Parmi les séquences mémorables figure bien entendu la séquence clé du film, véritable pivot narratif d'où découlera la poignante et tragique seconde partie du film : le fameux assaut contre le lieu-dit la Fourmilière, sur laquelle le général Mireau lance 8000 hommes menés à l'assaut par le colonel Dax.

Une séquence d'une intensité proprement sidérante, grâce au travail de Kubrick sur les travellings. Tandis que la caméra avance dans la tranchée comme si c'était Kirk Douglas, le pilonnage d'artillerie commence. Les visages des Poilus deviennent graves et fermés. L'assaut est imminent.
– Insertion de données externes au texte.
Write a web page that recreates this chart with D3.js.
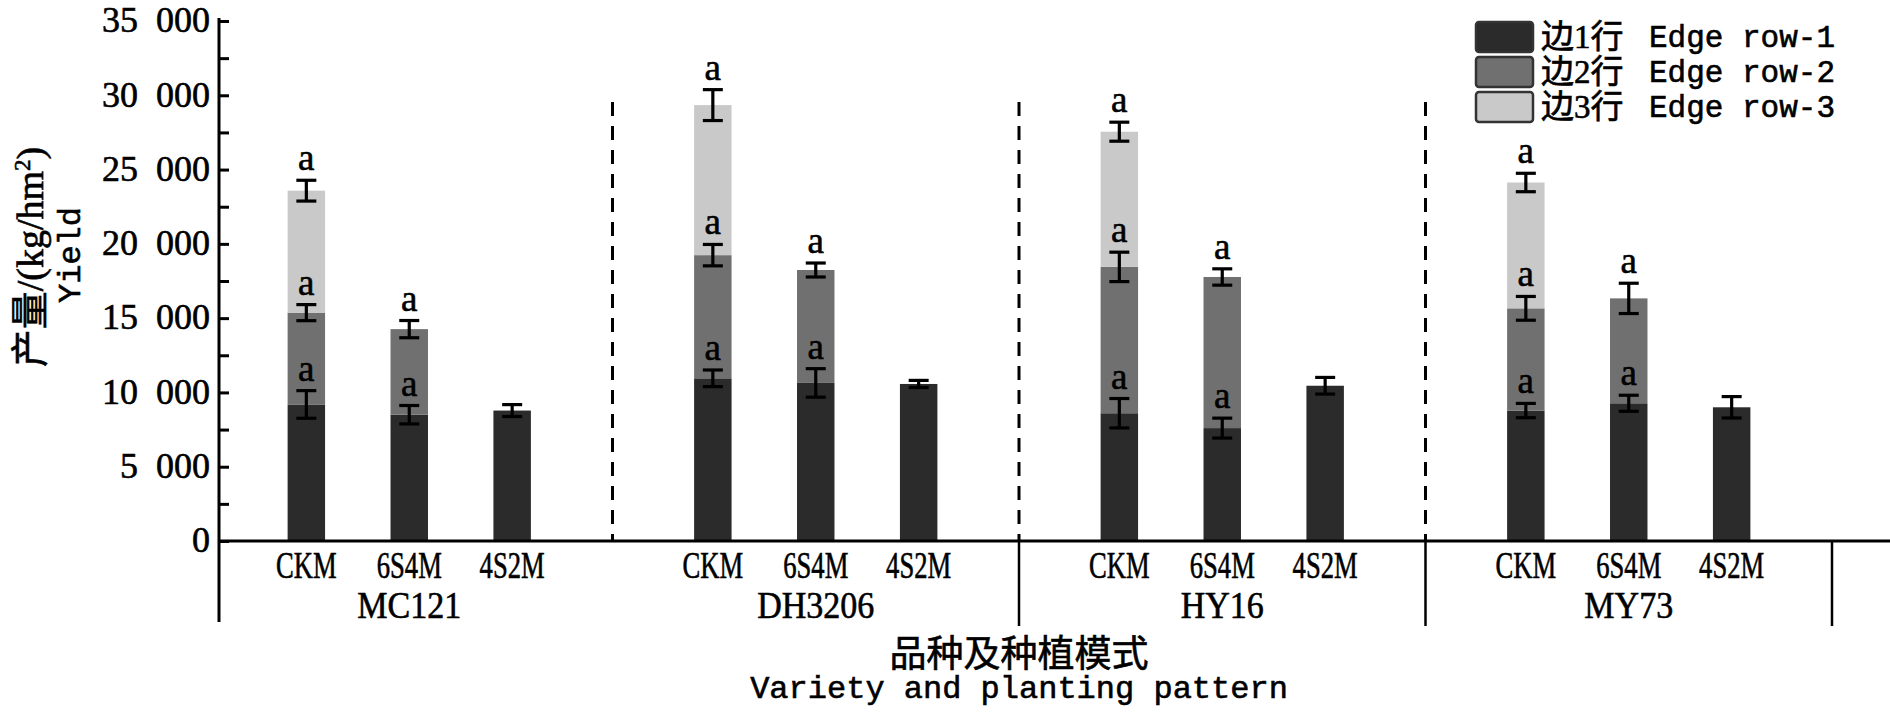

Avant que l'enfer ne s'abatte sur les malheureux qui sortent des tranchées..

"Il faisait froid, c'était inconfortable, c'était humide"

Producteur de trois films de Kubrick (L'ultime razzia, Les sentiers de la gloire et Lolita) et ami, James B. Harris racontera ainsi la création de cette fameuse séquence dans un rare entretien accordé au bulletin publié à l'époque par la Directors Guild of America (via Cinephilia & Beyond), et intitulé In the Trenches with Stanley Kubrick.

"Les scènes de champ de bataille étaient les dernières à être programmées. Les terres agricoles que nous avions louées devaient être habillées et transformées en champ de bataille, avec les tranchées, les barbelés et tous les trous d'obus. Stanley adorait les plans en mouvement. L'essentiel était d'emmener Kirk Douglas à travers cette course d'obstacles, ce barrage.

L'idée était de suivre Kirk, dans un plan en mouvement, à travers autant d'action que nous pouvions rassembler avant de devoir couper, après quoi nous nous mettions en place pour continuer. Il faisait froid, c'était inconfortable, c'était humide. Tout était difficile pour Kirk. Après l'avoir fait la première fois, il a dit à Stanley : "Je te donnerai une autre prise, peut-être deux, mais c'est tout. Je ne vais pas faire ça éternellement".

Il ajoute : "Nous avions plusieurs caméras, même une caméra portative au milieu du champ, pour couvrir les explosions, tandis que Stanley couvrait Kirk avec les plans en mouvement. [...] Il savait à peu près tout ce qu'il avait à faire et il le faisait.

D'un autre côté, il n'y a pas de place dans une scène comme celle-là pour ajouter des idées. L'affaire était entendue : montrer Kirk en train de se battre. Rendez-la aussi inconfortable et dangereuse que possible, avec des explosions tout autour de lui. Kirk a dû ramper dans l'eau froide et les trous d'obus boueux".

Il est quand même absolument incroyable qu'un tel film, et son importance eut égard à sa place dans l'Histoire du cinéma, n'ait toujours pas eu les faveurs d'une édition en Blu-ray en France. Il faut se contenter d'une misérable édition DVD éditée il y a 23 ans. Et qui était nue comme un ver. Si un éditeur était assez charitable pour se pencher sur la question... En attendant, le film est disponible sur Prime Video.